Choreography by Julia Antinozzi

Performed by Sienna Blaw, Dasol Kim, Paulina Meneses and Kelsey Saulnier

Music by Ryan Wolfe

Costume Design by Sonya Gadet-Molansky

Lighting Design by Anna Wotring and Connor Sale


Triskelion Arts

April 11 @ 12pm and 8pm

April 13 @  2pm and 8pm

Tickets here

Triskelion Arts presents The Suite by Julia Antinozzi this weekend. Awarded both the inaugural Trisk Fellowship and the New York Live Arts “Fresh Tracks” residency this past fall, Antinozzi is quickly becoming an important and consistent voice on the New York dance making scene. 

Photo courtesy of Julia Antinozzi

The Suite revises typical structures and characters of romantic, plot-de-emphasized ballets. It is organized as such–with sections titled “La Tarantella” and “First [or] Second Variation.” The work’s most striking clarity lies not in this arrangement, however, but in the choreography itself. 

Antinozzi’s dances reveal their logic almost instantly. Her choreography always contains a particular nonchalance, magnified through remarkably detailed gestures and spatial patterns. In The Suite, it feels as though performers Sienna Blaw, Dasol Kim, Paulina Meneses and Kelsey Saulnier — with whom Antinozzi frequently works — are speaking their own intricate language. Their specific words, spoken quickly and effortlessly, may not directly translate to the audience, but their mannerisms and physical sensibilities invite viewers to track the abstract plot. Key relationships unfold as the dance forges on. It’s dramatic, but instinctive.

Photo courtesy of Julia Antinozzi

Everything about the composition of The Suite is deliberate. Not one step or gesture feels as though it doesn’t belong in the world, and yet, there is very little repetition of standalone shapes. Sentences are repeated, but individual words, not so much. It’s this constant novelty that ropes you in, demanding that you keep one eye on the narrative at all times. 

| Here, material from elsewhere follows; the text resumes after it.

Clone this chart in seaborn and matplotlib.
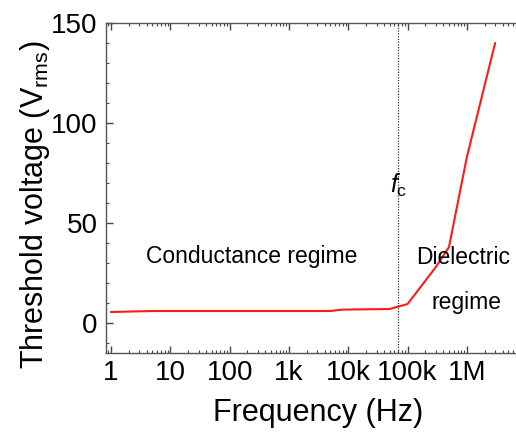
"""Threshold voltage vs frequency"""

import matplotlib
matplotlib.use("Agg")
import matplotlib.pyplot as plt
import matplotlib.ticker as mticker
import seaborn as sns
import pandas as pd

freq_hz = [1, 5, 5000, 8000, 50000, 100000, 300000, 500000, 1000000, 3000000]
threshold_v = [5.5, 6.0, 6.0, 6.7, 7.0, 9.5, 28, 38, 83, 140]

tick_values = [1, 10, 100, 1e3, 1e4, 1e5, 1e6]
tick_labels = ["1", "10", "100", "1k", "10k", "100k", "1M"]
f_c = 70000


def main() -> None:
    sns.set_style("ticks")
    plt.rcParams["font.family"] = ["Liberation Sans", "DejaVu Sans"]
    plt.rcParams["mathtext.fontset"] = "custom"
    plt.rcParams["mathtext.it"] = "Liberation Sans:italic"
    plt.rcParams["mathtext.rm"] = "Liberation Sans"
    plt.rcParams["text.color"] = "black"
    plt.rcParams["axes.labelcolor"] = "black"

    df = pd.DataFrame({"freq": freq_hz, "vth": threshold_v})

    fig = plt.figure(figsize=(5.16, 4.36), dpi=100)
    ax = fig.add_axes([106 / 516, 1 - 353 / 436, 424 / 516, 330 / 436])
    sns.lineplot(data=df, x="freq", y="vth", color="#ff1a1a", linewidth=1.5, ax=ax)

    ax.set_xscale("log")
    ax.set_xlim(0.823, 1.16e7)
    ax.set_ylim(-15, 150)
    ax.axvline(f_c, color="#333333", linestyle=(0, (1, 1.2)), linewidth=0.9)

    ax.xaxis.set_major_locator(mticker.FixedLocator(tick_values))
    ax.xaxis.set_major_formatter(mticker.FixedFormatter(tick_labels))
    ax.xaxis.set_minor_locator(mticker.LogLocator(base=10, subs=range(2, 10), numticks=20))
    ax.xaxis.set_minor_formatter(mticker.NullFormatter())
    ax.yaxis.set_major_locator(mticker.MultipleLocator(50))
    ax.yaxis.set_minor_locator(mticker.MultipleLocator(10))

    ax.tick_params(which="both", direction="in", top=True, right=True,
                   colors="#444444", labelcolor="black")
    ax.tick_params(which="major", length=5, width=1, labelsize=20)
    ax.tick_params(which="minor", length=2.5, width=0.8)
    ax.tick_params(axis="x", which="major", pad=5)
    ax.tick_params(axis="y", which="major", pad=6)
    for s in ax.spines.values():
        s.set_color("#555555")
        s.set_linewidth(1.0)

    ax.set_xlabel("Frequency (Hz)", fontsize=22, labelpad=9)
    ax.set_ylabel(r"Threshold voltage (V$_{\mathrm{rms}}$)", fontsize=22)
    ax.yaxis.set_label_coords(-0.127, 0.45)

    ax.text(240, 33.5, "Conductance regime", fontsize=16.5, ha="center", va="center")
    ax.text(870000, 33, "Dielectric", fontsize=16.5, ha="center", va="center")
    ax.text(1000000, 10, "regime", fontsize=16.5, ha="center", va="center")
    ax.text(f_c, 69, r"$f_{\mathrm{c}}$", fontsize=18, ha="center", va="center")

    fig.savefig("out.png", dpi=100)


if __name__ == "__main__":
    main()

Throughout Antinozzi’s body of work, ballet vocabulary peeks through casually, here and there. But they are able to weave it such that the work never loses its “this is just happening” feel. It’s a clever reclaiming of the form that, to my knowledge, the field has yet to see. 

Ironic nonchalance meets the romantic drama of the ballet in The Suite.  Don’t miss it.